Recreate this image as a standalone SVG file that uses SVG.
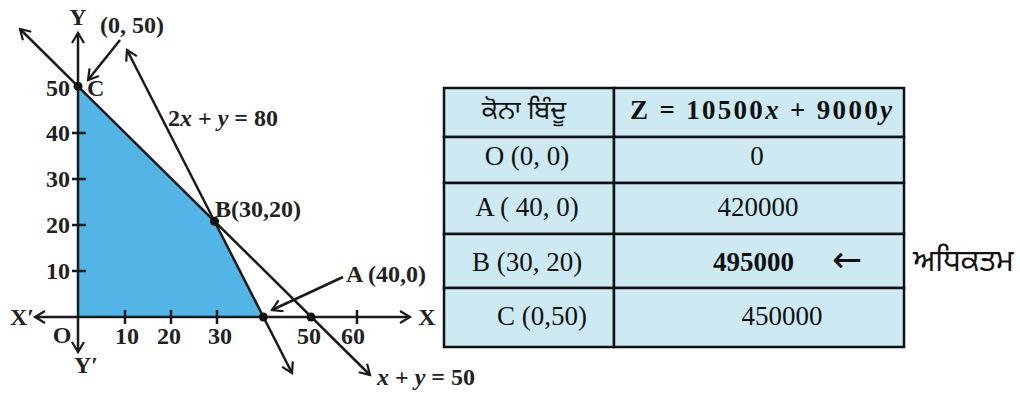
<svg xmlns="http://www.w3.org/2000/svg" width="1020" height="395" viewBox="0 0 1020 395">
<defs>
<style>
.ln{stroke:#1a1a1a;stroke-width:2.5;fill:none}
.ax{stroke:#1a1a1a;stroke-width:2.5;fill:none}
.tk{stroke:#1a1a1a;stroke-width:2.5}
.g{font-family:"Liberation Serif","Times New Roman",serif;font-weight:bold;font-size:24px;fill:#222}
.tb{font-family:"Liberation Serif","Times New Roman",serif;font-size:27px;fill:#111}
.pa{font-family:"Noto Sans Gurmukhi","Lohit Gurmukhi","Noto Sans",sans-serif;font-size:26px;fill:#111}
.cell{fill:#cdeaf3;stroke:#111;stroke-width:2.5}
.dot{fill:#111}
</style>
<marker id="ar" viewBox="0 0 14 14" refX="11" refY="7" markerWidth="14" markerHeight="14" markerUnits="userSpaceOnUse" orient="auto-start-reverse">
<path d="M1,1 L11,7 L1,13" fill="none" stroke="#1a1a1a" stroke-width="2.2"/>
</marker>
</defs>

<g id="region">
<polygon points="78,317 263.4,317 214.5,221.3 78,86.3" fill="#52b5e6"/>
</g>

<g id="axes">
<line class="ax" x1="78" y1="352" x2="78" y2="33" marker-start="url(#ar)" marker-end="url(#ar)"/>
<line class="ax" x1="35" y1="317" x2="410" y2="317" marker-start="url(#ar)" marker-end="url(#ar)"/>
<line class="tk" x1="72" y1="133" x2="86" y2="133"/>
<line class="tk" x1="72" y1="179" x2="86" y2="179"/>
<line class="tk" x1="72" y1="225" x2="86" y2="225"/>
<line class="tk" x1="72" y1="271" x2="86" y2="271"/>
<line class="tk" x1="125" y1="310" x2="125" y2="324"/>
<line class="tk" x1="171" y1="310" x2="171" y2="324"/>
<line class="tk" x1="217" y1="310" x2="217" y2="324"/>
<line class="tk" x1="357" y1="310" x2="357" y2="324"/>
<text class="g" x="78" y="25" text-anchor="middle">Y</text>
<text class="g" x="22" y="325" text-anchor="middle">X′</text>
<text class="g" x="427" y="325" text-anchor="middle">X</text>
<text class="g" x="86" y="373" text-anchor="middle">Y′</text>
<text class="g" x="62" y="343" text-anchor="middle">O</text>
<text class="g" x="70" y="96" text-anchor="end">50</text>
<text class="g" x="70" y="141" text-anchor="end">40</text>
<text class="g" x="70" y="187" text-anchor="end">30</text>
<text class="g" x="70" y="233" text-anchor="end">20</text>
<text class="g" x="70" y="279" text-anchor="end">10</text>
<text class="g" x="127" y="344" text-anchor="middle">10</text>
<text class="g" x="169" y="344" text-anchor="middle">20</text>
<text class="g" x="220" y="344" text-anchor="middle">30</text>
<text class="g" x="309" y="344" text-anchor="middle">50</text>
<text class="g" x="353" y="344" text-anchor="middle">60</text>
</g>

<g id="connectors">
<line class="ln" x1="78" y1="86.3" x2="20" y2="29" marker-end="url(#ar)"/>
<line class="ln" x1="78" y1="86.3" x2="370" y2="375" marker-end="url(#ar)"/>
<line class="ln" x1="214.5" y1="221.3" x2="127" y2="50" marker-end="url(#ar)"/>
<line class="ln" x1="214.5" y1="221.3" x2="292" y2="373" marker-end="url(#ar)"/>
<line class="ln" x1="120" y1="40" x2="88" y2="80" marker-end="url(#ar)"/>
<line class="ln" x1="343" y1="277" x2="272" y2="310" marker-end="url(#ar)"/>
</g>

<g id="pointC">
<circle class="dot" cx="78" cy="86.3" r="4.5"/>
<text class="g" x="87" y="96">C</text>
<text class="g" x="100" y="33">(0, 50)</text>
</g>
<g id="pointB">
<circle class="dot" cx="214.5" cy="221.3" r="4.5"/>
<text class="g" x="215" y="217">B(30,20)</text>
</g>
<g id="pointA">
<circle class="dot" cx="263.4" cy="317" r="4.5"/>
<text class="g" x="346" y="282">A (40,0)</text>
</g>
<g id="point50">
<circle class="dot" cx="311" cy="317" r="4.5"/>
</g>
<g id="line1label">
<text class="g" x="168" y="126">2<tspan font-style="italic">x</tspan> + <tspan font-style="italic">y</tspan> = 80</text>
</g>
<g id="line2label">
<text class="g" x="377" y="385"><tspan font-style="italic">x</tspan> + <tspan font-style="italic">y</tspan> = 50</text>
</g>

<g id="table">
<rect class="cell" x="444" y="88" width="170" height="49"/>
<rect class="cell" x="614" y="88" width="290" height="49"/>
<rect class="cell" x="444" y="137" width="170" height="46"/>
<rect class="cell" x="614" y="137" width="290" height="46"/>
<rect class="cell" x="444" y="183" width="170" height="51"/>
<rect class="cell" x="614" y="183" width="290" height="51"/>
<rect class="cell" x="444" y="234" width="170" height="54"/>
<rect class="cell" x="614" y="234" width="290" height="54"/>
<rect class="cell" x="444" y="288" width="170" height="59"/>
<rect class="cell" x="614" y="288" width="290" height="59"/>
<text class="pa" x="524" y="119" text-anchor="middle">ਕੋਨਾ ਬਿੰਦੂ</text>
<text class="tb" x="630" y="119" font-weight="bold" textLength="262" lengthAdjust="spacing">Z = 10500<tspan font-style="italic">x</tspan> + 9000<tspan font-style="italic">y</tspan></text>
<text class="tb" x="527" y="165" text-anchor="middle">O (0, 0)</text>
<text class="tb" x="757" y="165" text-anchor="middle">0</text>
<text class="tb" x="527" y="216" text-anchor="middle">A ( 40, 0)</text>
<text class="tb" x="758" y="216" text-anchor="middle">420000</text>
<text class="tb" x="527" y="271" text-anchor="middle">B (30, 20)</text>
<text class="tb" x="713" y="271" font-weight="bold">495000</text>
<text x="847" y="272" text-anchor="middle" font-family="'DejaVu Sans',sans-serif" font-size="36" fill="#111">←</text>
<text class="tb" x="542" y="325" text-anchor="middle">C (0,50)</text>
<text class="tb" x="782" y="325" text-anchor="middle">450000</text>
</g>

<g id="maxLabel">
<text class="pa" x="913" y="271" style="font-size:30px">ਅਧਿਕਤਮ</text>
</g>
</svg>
+++
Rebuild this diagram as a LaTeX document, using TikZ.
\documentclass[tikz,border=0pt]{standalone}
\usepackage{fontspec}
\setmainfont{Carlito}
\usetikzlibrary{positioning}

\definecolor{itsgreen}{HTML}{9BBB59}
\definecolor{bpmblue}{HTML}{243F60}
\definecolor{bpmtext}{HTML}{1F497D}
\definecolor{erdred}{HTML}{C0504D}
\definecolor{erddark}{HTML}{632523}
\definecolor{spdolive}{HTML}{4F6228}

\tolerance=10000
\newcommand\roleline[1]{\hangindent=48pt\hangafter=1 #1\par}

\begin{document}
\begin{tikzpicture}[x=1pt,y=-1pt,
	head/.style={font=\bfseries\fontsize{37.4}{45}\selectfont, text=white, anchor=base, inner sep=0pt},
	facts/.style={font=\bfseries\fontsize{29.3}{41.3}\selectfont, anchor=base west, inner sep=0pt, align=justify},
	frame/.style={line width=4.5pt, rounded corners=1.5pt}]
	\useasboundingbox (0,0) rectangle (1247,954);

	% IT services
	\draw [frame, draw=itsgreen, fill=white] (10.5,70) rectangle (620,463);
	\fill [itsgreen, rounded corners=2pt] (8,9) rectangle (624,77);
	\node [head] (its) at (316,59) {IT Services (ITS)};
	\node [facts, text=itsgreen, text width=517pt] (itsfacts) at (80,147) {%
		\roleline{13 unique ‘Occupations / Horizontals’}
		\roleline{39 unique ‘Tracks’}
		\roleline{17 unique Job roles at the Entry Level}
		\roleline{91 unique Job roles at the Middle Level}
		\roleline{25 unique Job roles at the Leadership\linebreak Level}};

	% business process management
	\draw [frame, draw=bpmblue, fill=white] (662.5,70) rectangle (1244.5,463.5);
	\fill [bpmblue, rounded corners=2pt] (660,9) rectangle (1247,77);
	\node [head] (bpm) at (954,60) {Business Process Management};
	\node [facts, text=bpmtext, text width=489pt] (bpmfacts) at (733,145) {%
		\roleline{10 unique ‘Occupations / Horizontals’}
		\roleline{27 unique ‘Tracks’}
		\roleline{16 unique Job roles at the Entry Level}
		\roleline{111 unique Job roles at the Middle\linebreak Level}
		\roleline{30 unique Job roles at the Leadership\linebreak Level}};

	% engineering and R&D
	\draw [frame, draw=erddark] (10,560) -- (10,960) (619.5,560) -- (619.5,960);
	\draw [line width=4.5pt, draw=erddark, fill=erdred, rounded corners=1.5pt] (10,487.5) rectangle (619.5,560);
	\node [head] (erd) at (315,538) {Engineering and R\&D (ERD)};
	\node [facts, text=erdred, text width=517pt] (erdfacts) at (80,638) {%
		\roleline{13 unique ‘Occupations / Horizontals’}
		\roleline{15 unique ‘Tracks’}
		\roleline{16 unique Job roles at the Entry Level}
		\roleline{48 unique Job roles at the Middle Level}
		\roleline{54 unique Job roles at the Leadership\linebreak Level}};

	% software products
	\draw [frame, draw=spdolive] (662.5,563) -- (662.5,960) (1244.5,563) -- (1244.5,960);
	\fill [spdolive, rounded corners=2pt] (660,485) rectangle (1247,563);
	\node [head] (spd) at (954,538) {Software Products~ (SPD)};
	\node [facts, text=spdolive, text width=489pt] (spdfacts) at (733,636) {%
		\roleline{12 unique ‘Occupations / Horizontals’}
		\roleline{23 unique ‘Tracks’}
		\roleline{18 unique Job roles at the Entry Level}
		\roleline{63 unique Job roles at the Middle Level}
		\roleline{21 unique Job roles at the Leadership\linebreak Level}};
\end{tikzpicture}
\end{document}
+++
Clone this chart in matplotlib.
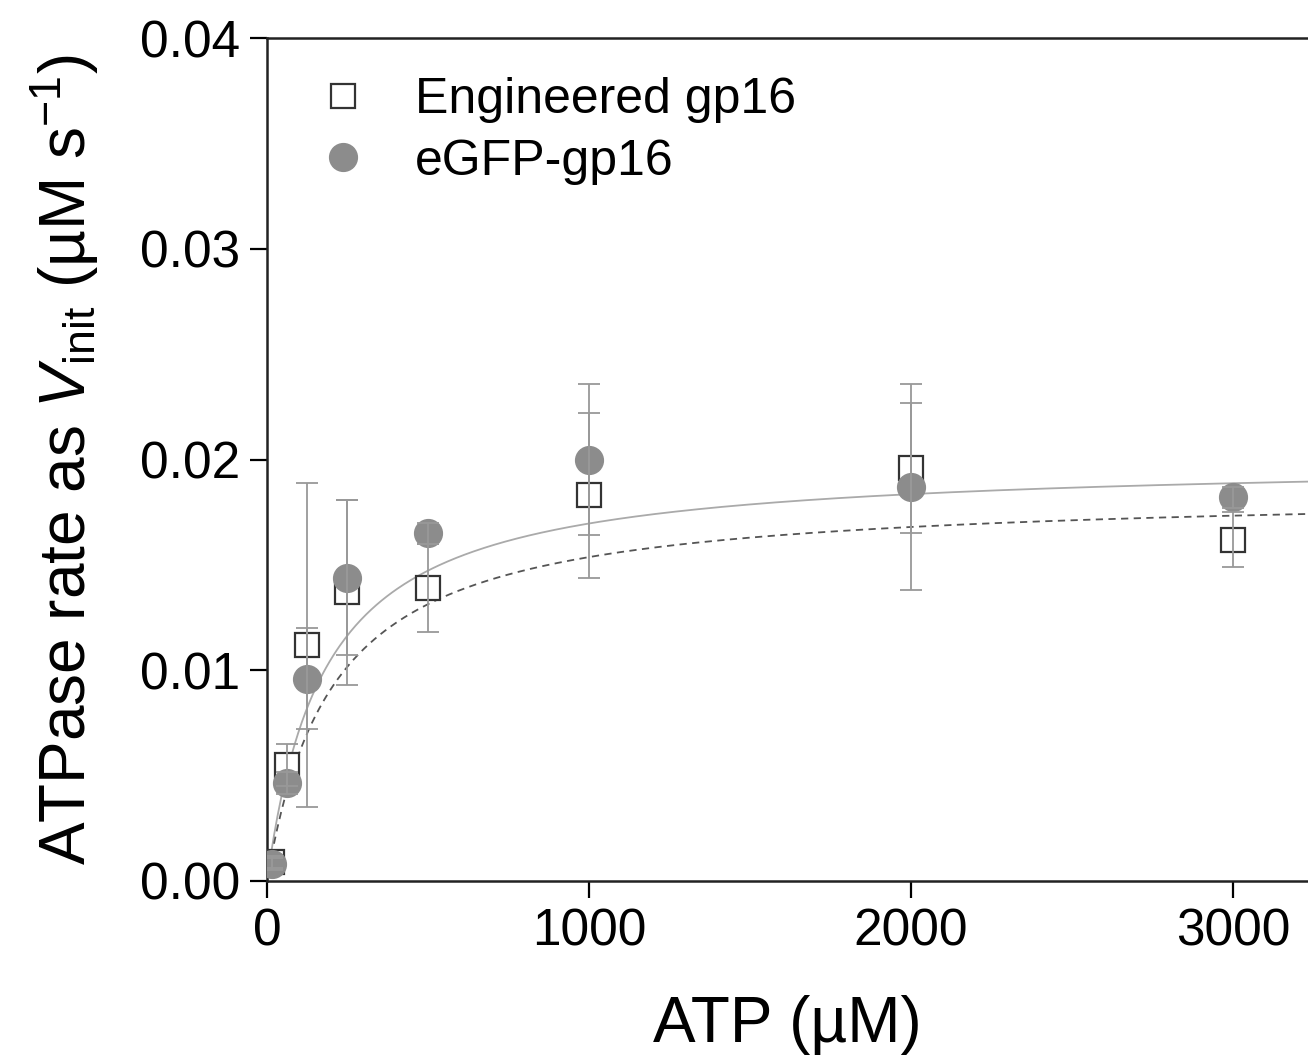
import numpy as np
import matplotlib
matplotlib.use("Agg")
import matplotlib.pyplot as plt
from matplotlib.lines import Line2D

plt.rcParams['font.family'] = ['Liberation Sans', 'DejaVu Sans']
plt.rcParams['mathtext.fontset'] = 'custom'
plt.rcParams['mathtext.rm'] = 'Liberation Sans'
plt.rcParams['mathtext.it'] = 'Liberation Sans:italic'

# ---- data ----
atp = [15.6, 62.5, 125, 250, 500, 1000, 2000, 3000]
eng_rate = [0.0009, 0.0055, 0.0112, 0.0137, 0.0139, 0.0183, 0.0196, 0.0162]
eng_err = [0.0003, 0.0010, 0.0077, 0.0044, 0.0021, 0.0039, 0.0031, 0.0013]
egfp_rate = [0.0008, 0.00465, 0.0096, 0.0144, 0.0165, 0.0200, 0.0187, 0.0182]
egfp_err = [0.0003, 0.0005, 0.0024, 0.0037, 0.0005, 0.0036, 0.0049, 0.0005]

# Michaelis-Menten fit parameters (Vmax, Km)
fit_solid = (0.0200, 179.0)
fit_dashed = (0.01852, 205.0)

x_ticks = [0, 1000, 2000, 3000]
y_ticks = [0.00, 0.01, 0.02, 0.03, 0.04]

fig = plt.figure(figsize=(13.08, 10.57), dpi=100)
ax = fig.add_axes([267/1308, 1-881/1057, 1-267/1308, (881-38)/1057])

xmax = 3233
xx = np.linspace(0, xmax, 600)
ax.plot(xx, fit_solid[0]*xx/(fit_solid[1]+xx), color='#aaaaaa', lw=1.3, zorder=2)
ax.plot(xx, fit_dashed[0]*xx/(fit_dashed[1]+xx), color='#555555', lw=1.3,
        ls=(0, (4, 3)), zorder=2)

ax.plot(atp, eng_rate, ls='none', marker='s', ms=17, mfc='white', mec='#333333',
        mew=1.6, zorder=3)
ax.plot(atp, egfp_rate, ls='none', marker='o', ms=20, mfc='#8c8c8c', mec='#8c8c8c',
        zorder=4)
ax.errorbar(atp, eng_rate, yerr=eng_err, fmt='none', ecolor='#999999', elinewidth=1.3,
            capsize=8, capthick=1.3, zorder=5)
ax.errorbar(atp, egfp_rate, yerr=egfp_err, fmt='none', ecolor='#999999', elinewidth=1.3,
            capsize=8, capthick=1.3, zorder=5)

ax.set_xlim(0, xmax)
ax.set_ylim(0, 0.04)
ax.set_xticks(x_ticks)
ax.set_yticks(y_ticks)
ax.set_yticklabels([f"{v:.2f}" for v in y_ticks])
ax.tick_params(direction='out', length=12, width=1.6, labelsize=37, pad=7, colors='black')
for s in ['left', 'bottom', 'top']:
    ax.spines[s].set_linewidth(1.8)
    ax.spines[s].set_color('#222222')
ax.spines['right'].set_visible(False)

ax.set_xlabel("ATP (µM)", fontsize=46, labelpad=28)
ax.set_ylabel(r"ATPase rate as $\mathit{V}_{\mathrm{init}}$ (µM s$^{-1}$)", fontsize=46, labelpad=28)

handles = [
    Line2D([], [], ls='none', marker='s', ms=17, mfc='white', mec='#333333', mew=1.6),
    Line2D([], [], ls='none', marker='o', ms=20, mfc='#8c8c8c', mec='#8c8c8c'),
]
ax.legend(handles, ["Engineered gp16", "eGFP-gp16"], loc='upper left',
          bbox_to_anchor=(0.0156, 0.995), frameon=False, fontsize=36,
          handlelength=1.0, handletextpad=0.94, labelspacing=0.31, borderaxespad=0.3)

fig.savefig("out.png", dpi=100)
+++
**THE PROBLEM:** From the records above, copy only the lines running from the line containing "Clone this chart in matplotlib." to the line containing "from matplotlib.lines import Line2D", both ends included. Leave the pictures out.

**RESPONSE TO THIS EXERCISE:**
Clone this chart in matplotlib.
import numpy as np
import matplotlib
matplotlib.use("Agg")
import matplotlib.pyplot as plt
from matplotlib.lines import Line2D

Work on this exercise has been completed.